My question is about IRS tax forms for 2017 [I have an extension to file].
In the past few years I had capital gains+losses, so for those years I filled out schedule D which includes a line for a capital-loss carryover amount. I did the capital-loss carryover worksheet and put the result on schedule D.
But in 2017, I had no capital gains or losses—only mutual fund distributions—box 2a on 1099 forms.
Despite having no capital gains/losses in 2017, do I still need to do schedule D in order to keep this capital-loss carryover “current” or alive? I read the instructions but got even more confused.
Are you not using any software to help you at all? If you don’t understand the law behind capital loss carryovers, you shouldn’t be doing your taxes unassisted. At very least have Turbo Tax guide you through the process, or simply dump everything on your local CPA (or if you have a scanner, one from anywhere in the country). They would probably love to have your business at this time of year.
I am not going to be able to give you any more guidance than has already been mentioned, because I can’t see your documents and your description of your situation is inadequate for me to be certain that I would be telling you the right thing.
glowacks:
I don’t need to “understand the law,” I need to understand the instructions. My situation is so simple that hiring a CPA would be massive overkill.
The $3000 figure is correct but what you are actually doing is taking $3000 of your capital loss (or the total loss, whichever is smaller) and subtracting it (line 13 of form 1040) from ordinary income. It hasn’t been carried over yet so it is technically incorrect to say you can take part of the carryover this year.

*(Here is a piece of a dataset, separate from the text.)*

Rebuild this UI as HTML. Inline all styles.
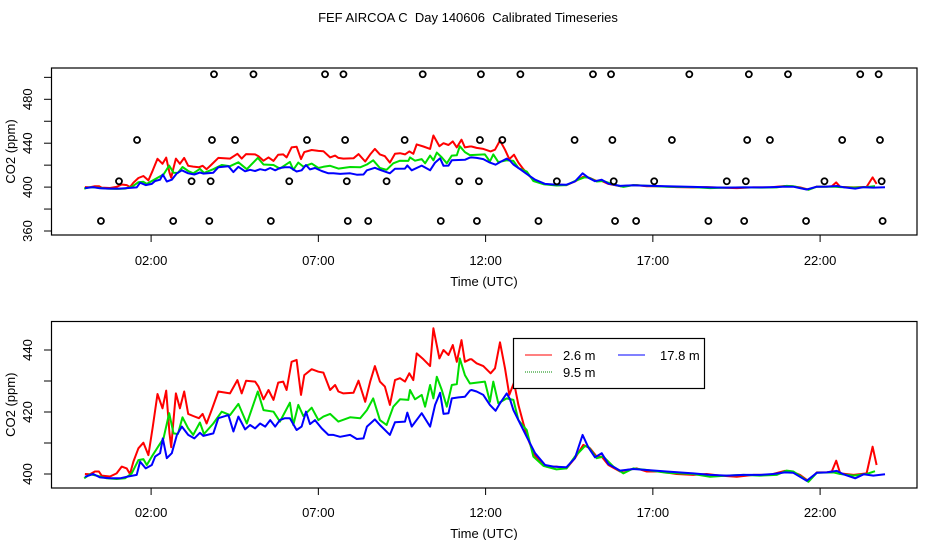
<!DOCTYPE html>
<html><head><meta charset="utf-8"><style>
html,body{margin:0;padding:0;background:#fff}
svg{display:block}
text{font-family:"Liberation Sans",sans-serif;fill:#000}
</style></head><body>
<svg id="chart" width="936" height="540" viewBox="0 0 936 540" xmlns="http://www.w3.org/2000/svg">
<text x="468" y="22" font-size="13" text-anchor="middle" style="white-space:pre">FEF AIRCOA C  Day 140606  Calibrated Timeseries</text>
<g id="toppanel"></g>
<g id="botpanel"></g>
</svg>
<script>
const hourTicks=[2,7,12,17,22];
const hourLabels=["02:00","07:00","12:00","17:00","22:00"];
const redH=[0.02,0.17,0.32,0.44,0.52,0.77,0.97,1.12,1.27,1.37,1.47,1.62,1.77,1.92,2.05,2.19,2.34,2.45,2.55,2.60,2.66,2.74,2.86,2.99,3.11,3.26,3.43,3.54,3.66,3.81,4.01,4.36,4.58,4.71,4.84,5.11,5.21,5.36,5.51,5.66,5.80,5.95,6.05,6.20,6.35,6.48,6.58,6.80,7.00,7.15,7.35,7.50,7.60,7.75,8.05,8.20,8.40,8.55,8.69,8.84,8.99,9.14,9.29,9.44,9.59,9.72,9.84,9.94,10.14,10.34,10.44,10.62,10.74,10.89,11.02,11.14,11.28,11.38,11.53,11.58,11.73,11.93,12.15,12.28,12.43,12.58,12.71,12.85,12.98,13.13,13.28,13.43,13.63,13.82,14.12,14.42,14.67,14.92,15.12,15.32,15.47,15.67,16.02,16.22,16.52,16.82,17.21,17.71,18.21,18.61,19.01,19.51,20.01,20.50,20.95,21.15,21.40,21.65,21.90,22.20,22.35,22.48,22.60,23.00,23.39,23.57,23.69];
const redV=[400.0,399.9,400.8,400.8,399.5,399.2,400.2,402.4,401.8,400.0,404.0,408.3,410.1,406.1,415.3,425.8,421.2,426.9,413.1,408.6,416.3,426.0,421.2,426.6,419.4,418.7,418.0,419.4,416.3,420.6,426.6,426.0,430.3,426.0,430.1,429.8,428.2,424.1,427.1,423.9,429.5,429.8,427.1,436.2,436.8,425.5,431.9,433.8,433.0,432.7,427.1,428.7,426.6,426.0,426.2,430.1,423.3,429.8,434.8,429.8,428.2,422.3,430.3,430.9,429.8,432.5,430.3,438.9,437.0,434.8,447.0,437.3,440.0,438.4,441.6,436.2,443.2,436.2,437.0,437.0,435.7,434.8,432.5,434.1,442.5,434.1,425.5,429.5,422.3,416.3,411.0,406.7,404.0,402.4,402.4,401.8,405.1,409.4,408.3,405.6,405.6,402.9,400.8,401.3,401.8,400.8,400.8,400.0,399.7,400.0,399.5,399.1,399.7,399.7,401.0,400.8,399.7,397.7,400.5,400.5,400.8,404.3,400.2,399.7,400.2,408.8,402.9];
const greenH=[0.0,0.17,0.37,0.67,0.97,1.22,1.42,1.62,1.77,1.87,2.02,2.22,2.37,2.54,2.67,2.80,2.94,3.11,3.26,3.46,3.58,3.86,4.11,4.36,4.61,4.86,5.19,5.36,5.66,5.85,6.15,6.25,6.40,6.55,6.80,7.00,7.15,7.35,7.60,7.95,8.25,8.45,8.64,8.84,9.04,9.24,9.44,9.69,9.74,9.89,10.09,10.19,10.34,10.44,10.54,10.69,10.84,10.99,11.14,11.23,11.38,11.53,11.98,12.13,12.23,12.38,12.63,12.83,12.98,13.23,13.43,13.73,14.12,14.42,14.67,14.97,15.07,15.32,15.52,15.82,16.12,16.42,16.82,17.41,18.21,18.71,19.21,19.71,20.20,20.70,21.00,21.20,21.40,21.65,21.90,22.40,22.60,23.00,23.39,23.64];
const greenV=[398.6,399.9,399.5,398.6,398.4,398.6,400.2,404.5,404.8,402.9,405.6,409.0,411.5,419.6,413.1,412.9,418.3,414.7,412.6,416.6,412.9,416.3,420.1,419.0,422.6,416.3,426.6,420.6,420.1,416.9,423.0,415.8,422.3,418.7,421.4,417.4,418.5,419.4,416.9,418.3,418.0,420.6,424.4,417.4,415.8,421.7,424.1,423.9,427.1,424.1,425.5,421.7,428.7,424.4,431.4,427.1,421.7,428.7,429.0,437.3,431.9,429.2,429.8,423.3,429.8,422.8,424.4,423.9,417.4,414.2,405.6,402.6,401.5,401.8,405.6,409.0,408.8,405.1,405.6,402.4,400.2,401.8,401.3,400.4,400.0,399.1,399.5,399.7,399.5,399.7,401.1,400.8,399.4,397.5,400.4,400.5,400.0,399.5,400.0,400.9];
const blueH=[0.02,0.27,0.47,0.77,1.07,1.27,1.57,1.67,1.84,2.02,2.12,2.27,2.35,2.47,2.62,2.77,2.92,3.11,3.29,3.46,3.56,3.86,4.01,4.31,4.46,4.61,4.81,4.96,5.11,5.26,5.41,5.56,5.71,5.85,6.00,6.15,6.35,6.50,6.63,6.75,6.90,7.10,7.30,7.45,7.65,7.95,8.15,8.35,8.45,8.69,8.84,9.14,9.29,9.59,9.66,9.79,10.09,10.34,10.49,10.64,10.74,10.89,10.99,11.19,11.38,11.53,11.58,11.73,11.93,12.13,12.30,12.43,12.63,12.73,12.83,13.03,13.23,13.48,13.78,14.03,14.42,14.67,14.90,15.07,15.27,15.47,15.67,16.02,16.42,16.82,17.41,18.21,18.71,19.21,19.71,20.20,20.60,20.95,21.20,21.40,21.60,21.90,22.20,22.50,22.70,23.05,23.30,23.59,23.94];
const blueV=[399.1,400.0,398.9,398.6,398.6,399.1,399.7,404.0,401.8,402.9,405.6,406.7,411.5,405.1,406.7,412.6,415.3,412.6,411.5,413.3,412.3,413.1,418.0,419.0,413.7,418.5,414.4,415.8,414.7,416.3,415.3,417.4,415.3,417.4,418.0,418.0,414.2,415.3,420.1,416.1,417.4,414.7,412.6,412.6,412.0,412.6,411.3,411.5,415.3,417.6,415.8,412.6,416.7,416.9,419.8,415.3,419.6,415.3,422.3,426.2,419.4,419.6,424.4,424.7,424.9,426.9,427.1,426.6,425.5,422.3,420.4,422.8,426.0,424.1,420.6,416.3,412.0,406.7,402.9,402.4,402.2,405.1,412.6,408.6,405.4,406.7,403.2,401.1,401.6,401.3,400.8,400.2,399.7,399.5,399.7,399.7,400.0,400.5,400.4,399.1,397.8,400.4,400.5,401.0,399.9,398.6,399.9,399.5,399.9];
const flagH=[3.88,5.06,7.20,7.75,10.12,11.86,13.04,15.21,15.75,18.09,19.87,21.04,23.20,23.75,
1.58,3.82,4.51,6.66,7.80,9.58,11.83,12.50,14.66,15.79,17.57,19.82,20.50,22.66,23.79,
1.04,3.21,3.78,6.13,7.85,9.04,11.21,11.80,14.13,15.83,17.04,19.21,19.78,22.13,23.84,
0.50,2.66,3.74,5.58,7.88,8.49,10.66,11.74,13.58,15.87,16.50,18.66,19.73,21.58,23.87];
const flagV=[502.8,502.8,502.8,502.8,502.8,502.8,502.8,502.8,502.8,502.8,502.8,502.8,502.8,502.8,
442.9,442.9,442.9,442.9,442.9,442.9,442.9,442.9,442.9,442.9,442.9,442.9,442.9,442.9,442.9,
405.3,405.3,405.3,405.3,405.3,405.3,405.3,405.3,405.3,405.3,405.3,405.3,405.3,405.3,405.3,
369.1,369.1,369.1,369.1,369.1,369.1,369.1,369.1,369.1,369.1,369.1,369.1,369.1,369.1,369.1];
const topTicks=[360,380,400,420,440,460,480,500];
const topLabels=[360,400,440,480];
const botTicks=[400,410,420,430,440];
const botLabels=[400,420,440];

const NS="http://www.w3.org/2000/svg";
function el(tag,attrs,parent){const e=document.createElementNS(NS,tag);for(const k in attrs)e.setAttribute(k,attrs[k]);parent.appendChild(e);return e;}
const xS=h=>84.2+33.45*h;

function panel(g,name,box,yS,ticks,labels,xTickY){
  const r=el('rect',{x:box[0],y:box[1],width:box[2]-box[0],height:box[3]-box[1],fill:'none',stroke:'#000','stroke-width':1.2},g);
  
  
  ticks.forEach(v=>{const t=el('line',{x1:44,x2:box[0],y1:yS(v),y2:yS(v),stroke:'#000','stroke-width':1},g);
    
    });
  el('line',{x1:box[0],x2:box[0],y1:yS(ticks[ticks.length-1]),y2:yS(ticks[0]),stroke:'#000'},g);
  labels.forEach(v=>{const t=el('text',{x:0,y:0,'font-size':13,'text-anchor':'middle',transform:`translate(32,${yS(v)}) rotate(-90)`},g);t.textContent=v;
    
    });
  hourTicks.forEach((h,i)=>{const t=el('line',{x1:xS(h),x2:xS(h),y1:box[3],y2:box[3]+7,stroke:'#000'},g);
    
    
    const l=el('text',{x:xS(h),y:xTickY,'font-size':13,'text-anchor':'middle'},g);l.textContent=hourLabels[i];
    
    });
  const xt=el('text',{x:484,y:xTickY+21,'font-size':13,'text-anchor':'middle'},g);xt.textContent='Time (UTC)';
  
  
  const yt=el('text',{x:0,y:0,'font-size':13,'text-anchor':'middle',transform:`translate(15,${(box[1]+box[3])/2}) rotate(-90)`},g);yt.textContent='CO2 (ppm)';
  
  
  const cp=el('clipPath',{id:name+'clip'},g);el('rect',{x:box[0],y:box[1],width:box[2]-box[0],height:box[3]-box[1]},cp);
  const series=[[redH,redV,'#ff0000','red-2.6m'],[greenH,greenV,'#00dd00','green-9.5m'],[blueH,blueV,'#0000ff','blue-17.8m']];
  series.forEach(s=>{const d=s[0].map((h,i)=>(i?'L':'M')+xS(h).toFixed(1)+','+yS(s[1][i]).toFixed(1)).join('');
    const p=el('path',{d:d,fill:'none',stroke:s[2],'stroke-width':2,'stroke-linejoin':'round','clip-path':`url(#${name}clip)`},g);
    
    });
}

const gTop=document.getElementById('toppanel'),gBot=document.getElementById('botpanel');
const yT=v=>231-(v-360)*1.0975;
panel(gTop,'top',[51.5,68,917,235],yT,topTicks,topLabels,265);
flagH.forEach((h,i)=>{const c=el('circle',{cx:xS(h),cy:yT(flagV[i]),r:3,fill:'none',stroke:'#000','stroke-width':1.8},gTop);
  
  });
const yB=v=>474-(v-400)*3.1;
panel(gBot,'bottom',[51.5,321.5,917,488],yB,botTicks,botLabels,517);

const lg=el('g',{},gBot);


el('rect',{x:513.5,y:338.5,width:191,height:50,fill:'#fff',stroke:'#000','stroke-width':1.2},lg);
const items=[[525,355,'#ff0000','2.6 m',null],[525,372,'#008800','9.5 m','1,1'],[618,355,'#0000ff','17.8 m',null]];
items.forEach(it=>{const e=el('g',{},lg);
  
  
  const ln=el('line',{x1:it[0],x2:it[0]+27,y1:it[1],y2:it[1],stroke:it[2],'stroke-width':1},e);
  if(it[4])ln.setAttribute('stroke-dasharray',it[4]);
  const t=el('text',{x:it[0]+38+(it[3]==='17.8 m'?4:0),y:it[1]+5,'font-size':13},e);t.textContent=it[3];});
</script>
</body></html>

I’m trying to understand what you wrote here and how it relates to the OP. Apparently he did have capital losses in previous years (<2017), so should be able to take a $3000 deduction on his 2017 taxes. Right? Assuming the amount carried over is more than $3k. And unless I’m mistaken, Lynn M, you need to use Schedule D to take the deduction.
Yes, correct. I was referring to being able to take a $3000 deduction in the year that you suffer the losses before you carry anything over. I apologize if I clouded the issue.